Opinion
15092-15092A Index No. 24520/16E Case No. 2020–04950
01-18-2022
Perry, Van Etten, Rozanski & Kutner, LLP, Melville (Geoffrey H. Pforr of counsel), for appellants. Law Offices of Beth J. Schlossman, Brooklyn (Beth J. Schlossman of counsel), for Beverly Powell, respondent. Miranda Slone Sklarin Verveniotis LLP, Elmsford (Richard S. Sklarin of counsel), for Exotic Hat Master, Inc., respondent.
Perry, Van Etten, Rozanski & Kutner, LLP, Melville (Geoffrey H. Pforr of counsel), for appellants.
Law Offices of Beth J. Schlossman, Brooklyn (Beth J. Schlossman of counsel), for Beverly Powell, respondent.
Miranda Slone Sklarin Verveniotis LLP, Elmsford (Richard S. Sklarin of counsel), for Exotic Hat Master, Inc., respondent.
Manzanet–Daniels, J.P., Gische, Kern, Mazzarelli, Gesmer, JJ.
Order, Supreme Court, Bronx County (Laura G. Douglas, J.), entered September 11, 2020, which, to the extent appealed from as limited by the briefs, granted defendant Exotic Hat Master, Inc.’s motion for summary judgment dismissing defendants BLDG 874 Flatbush LLC and BLDG Management Co., Inc.’s cross claims against it, unanimously affirmed, without costs. Order, same court and Justice, entered September 29, 2020, which denied the BLDG defendants’ motion for summary judgment dismissing the complaint against them, unanimously affirmed, without costs.

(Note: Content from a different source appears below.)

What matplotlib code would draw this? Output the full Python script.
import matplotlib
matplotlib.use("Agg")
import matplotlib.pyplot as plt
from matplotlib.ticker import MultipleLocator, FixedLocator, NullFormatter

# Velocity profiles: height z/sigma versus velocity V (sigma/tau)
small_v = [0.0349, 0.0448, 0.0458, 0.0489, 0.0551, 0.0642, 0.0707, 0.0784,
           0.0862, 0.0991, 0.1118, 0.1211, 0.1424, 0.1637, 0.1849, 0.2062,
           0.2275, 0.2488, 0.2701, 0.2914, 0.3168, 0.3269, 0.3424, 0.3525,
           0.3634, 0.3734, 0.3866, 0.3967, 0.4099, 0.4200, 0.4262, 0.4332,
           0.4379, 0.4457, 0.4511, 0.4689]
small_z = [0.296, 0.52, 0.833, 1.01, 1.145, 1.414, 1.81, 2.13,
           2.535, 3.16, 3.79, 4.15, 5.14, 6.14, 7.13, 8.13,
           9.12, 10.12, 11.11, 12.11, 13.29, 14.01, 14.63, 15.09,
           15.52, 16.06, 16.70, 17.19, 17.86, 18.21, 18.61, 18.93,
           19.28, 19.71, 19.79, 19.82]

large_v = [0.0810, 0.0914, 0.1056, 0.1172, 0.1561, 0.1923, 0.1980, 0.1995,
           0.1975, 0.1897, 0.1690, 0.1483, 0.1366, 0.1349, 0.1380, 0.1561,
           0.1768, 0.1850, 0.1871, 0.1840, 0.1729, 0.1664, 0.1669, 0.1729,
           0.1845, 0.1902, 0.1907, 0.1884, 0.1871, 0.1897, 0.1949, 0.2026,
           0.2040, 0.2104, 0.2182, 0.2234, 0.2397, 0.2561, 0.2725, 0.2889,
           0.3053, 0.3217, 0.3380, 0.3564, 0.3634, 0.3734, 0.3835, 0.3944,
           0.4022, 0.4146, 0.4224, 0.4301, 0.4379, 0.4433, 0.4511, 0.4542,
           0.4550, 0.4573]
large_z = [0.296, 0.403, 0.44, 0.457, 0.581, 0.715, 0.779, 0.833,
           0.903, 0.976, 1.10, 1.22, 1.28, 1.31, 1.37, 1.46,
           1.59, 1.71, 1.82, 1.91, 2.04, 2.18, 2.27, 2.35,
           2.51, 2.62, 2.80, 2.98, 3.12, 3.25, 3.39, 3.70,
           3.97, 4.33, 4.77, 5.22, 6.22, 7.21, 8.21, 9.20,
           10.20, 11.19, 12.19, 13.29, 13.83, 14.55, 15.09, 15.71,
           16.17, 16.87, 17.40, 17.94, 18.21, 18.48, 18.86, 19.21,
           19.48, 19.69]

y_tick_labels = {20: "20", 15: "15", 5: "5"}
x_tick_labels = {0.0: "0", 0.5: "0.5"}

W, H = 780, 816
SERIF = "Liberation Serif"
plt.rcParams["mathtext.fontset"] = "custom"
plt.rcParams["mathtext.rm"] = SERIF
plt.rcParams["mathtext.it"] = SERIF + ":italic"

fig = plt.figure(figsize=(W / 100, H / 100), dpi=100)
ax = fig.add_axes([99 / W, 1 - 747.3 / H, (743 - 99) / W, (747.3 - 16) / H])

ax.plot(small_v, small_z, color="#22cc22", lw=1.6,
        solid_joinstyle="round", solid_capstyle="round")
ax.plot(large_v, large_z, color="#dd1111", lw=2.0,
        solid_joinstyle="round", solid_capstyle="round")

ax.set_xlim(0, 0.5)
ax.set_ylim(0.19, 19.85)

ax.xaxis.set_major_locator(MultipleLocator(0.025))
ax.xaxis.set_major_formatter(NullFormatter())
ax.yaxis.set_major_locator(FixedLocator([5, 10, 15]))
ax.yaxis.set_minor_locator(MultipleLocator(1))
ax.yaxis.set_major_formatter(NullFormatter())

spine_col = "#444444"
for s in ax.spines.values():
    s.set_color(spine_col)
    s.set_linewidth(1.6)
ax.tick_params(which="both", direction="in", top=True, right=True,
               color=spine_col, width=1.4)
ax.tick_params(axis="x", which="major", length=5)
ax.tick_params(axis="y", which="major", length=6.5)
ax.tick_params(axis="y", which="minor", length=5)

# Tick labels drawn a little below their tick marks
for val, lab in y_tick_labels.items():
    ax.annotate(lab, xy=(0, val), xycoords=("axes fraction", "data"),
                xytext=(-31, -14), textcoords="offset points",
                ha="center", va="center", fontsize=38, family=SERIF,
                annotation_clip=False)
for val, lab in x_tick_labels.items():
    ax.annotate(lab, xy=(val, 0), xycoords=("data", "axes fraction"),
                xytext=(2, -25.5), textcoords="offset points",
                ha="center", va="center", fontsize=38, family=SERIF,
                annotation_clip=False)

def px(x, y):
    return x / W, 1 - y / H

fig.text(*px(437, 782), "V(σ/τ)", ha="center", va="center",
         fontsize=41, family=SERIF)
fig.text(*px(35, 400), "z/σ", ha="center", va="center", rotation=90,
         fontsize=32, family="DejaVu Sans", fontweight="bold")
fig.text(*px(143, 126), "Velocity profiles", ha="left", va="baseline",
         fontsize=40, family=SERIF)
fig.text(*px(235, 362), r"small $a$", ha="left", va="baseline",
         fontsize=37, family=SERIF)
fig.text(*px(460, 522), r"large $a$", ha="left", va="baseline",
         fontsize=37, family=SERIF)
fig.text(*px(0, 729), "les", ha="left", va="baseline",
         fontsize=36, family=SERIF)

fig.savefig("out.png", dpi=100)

The BLDG defendants, owners of the property abutting the cracked sidewalk where plaintiff tripped or slipped, failed to establish prima facie that the sidewalk defect was trivial and nonactionable, as they did not offer expert evidence or measurements to support their argument, nor did they offer evidence to show that the alleged hazard was not enhanced by the surrounding circumstances (see Hutchinson v. Sheridan Hill House Corp., 26 N.Y.3d 66, 79, 19 N.Y.S.3d 802, 41 N.E.3d 766 [2015] ; Myles v. Spring Val. Marketplace, LLC, 141 A.D.3d 425, 426–427, 35 N.Y.S.3d 66 [1st Dept. 2016] ). In any event, factual issues were raised by the photographs depicting the hazardous condition, as well as the testimony of the BLDG defendants’ property manager, that had she known of the hazardous sidewalk condition she would have directed the abutting tenant to repair the sidewalk (see e.g. Feldman v. Kings Hero Rest., 270 A.D.2d 1, 2, 703 N.Y.S.2d 476 [1st Dept. 2000] ).
The BLDG defendants also failed to establish prima facie that they lacked actual or constructive notice of the sidewalk defect, as they failed to offer evidence based on firsthand knowledge as to when the sidewalk was last inspected prior to plaintiff's accident (see Abraham v. Dutch Broadway Assoc. L.L.C., 192 A.D.3d 550, 550–551, 145 N.Y.S.3d 28 [1st Dept. 2021] ; Uncyk v. Cedarhurst Prop. Mgt., LLC, 137 A.D.3d 610, 610, 29 N.Y.S.3d 263 [1st Dept. 2016] ). Moreover, reasonable inferences that can be drawn from the photographs depicting the sidewalk condition, and the property manager's testimony that she inspected the premises intermittently over many years, raise factual issues as to the BLDG defendants’ actual or constructive notice.
The court correctly granted Exotic Hat summary judgment dismissing the complaint and the BLDG defendants’ cross claims against it. The photographic evidence, in conjunction with plaintiff's and the property manager's testimony, established that the sidewalk hazard upon which plaintiff tripped or slipped was in front of the property next door to Exotic Hat's storefront, and BLDG defendants failed to raise an issue of fact in opposition to Exotic Hat's prima facie showing.
We have considered the BLDG defendants’ remaining arguments and find them unavailing.